News of the opera was greeted with bemusement. But the multifaceted Josipović – also a law professor – is not a musical dilettante. Already an award-winning composer, when he became president in 2010 he was following in the footsteps of the legendary Polish pianist, composer and prime minister Ignacy Paderewski to become one of the handful of professional musicians to lead a country. It makes a stark contrast with having Nadine Dorries for culture secretary.
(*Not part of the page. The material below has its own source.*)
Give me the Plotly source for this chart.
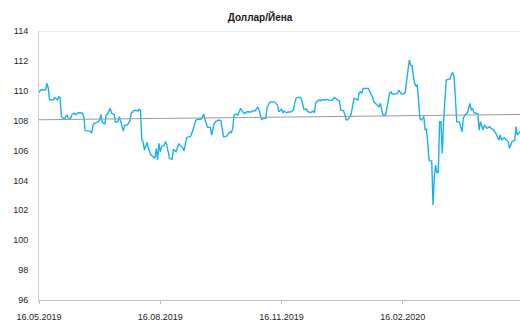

Lennon is a striking, stylised production – white suits worn by Lennon (Domagoj Dorotić) and the chorus do a lot of heavy lifting on the dark, industrial-looking stage. At the start, John and Yoko Ono (Marija Kuhar Šoša, also in shiny white) are surrounded by fans outside their New York home, signing autographs. “I’m swimming in the sky… flying in the sky”, they sing – although without a trace of catchy Beatles tunes, since Lennon is composed in Josipović’s own, established modern musical idiom. Slowly, a menacing baritone voice breaks through the chatter: “Mister Lennon!” Lennon’s killer, Mark Chapman, emerges from the shadows and shoots.

Josipović has based his whole opera in the time between the shooting and Lennon’s death, as memories of his troubled relationships haunt his expiring mind – including with his mother, Julia, who died in a car crash, his first wife, Cynthia, and their son, Julian, who makes an anguished cameo (“why don’t you see me?”), and May Pang, Lennon’s assistant and lover. 

Josipović has ascribed his long-term desire to write this opera to his own legal interest: “Perhaps as a professor of criminal law I was drawn by the character of Mark Chapman – the murderer… He grew up loving, worshipping Lennon, but that turned to hate. It’s interesting – it shows you can’t always predict what happens in the future.”

This was certainly the case of those rebellious, hopeful teenagers who greeted Beatlemania with a sense that their world was becoming more open and progressive. Yet, 12 years after Lennon died, Yugoslavia began a brutal civil war, and in the decades since, retrograde, polarised politics are normalised. The only element of the opera about Lennon’s death that could resonate today seems to be Chapman – a religious fanatic brandishing a gun in a US city to “punish” another man for supposed hypocrisy and blasphemy for claiming the Beatles were “bigger than Jesus”.

The director, Marina Pejnović, sees the study of Lennon, who imagined a world without war, possessions and religion, as exposing a “false positivism” prevalent at the time.

“I believe that John Lennon is entirely impossible in today’s world,” Pejnović says. “If he were to appear, he would be ridiculed.”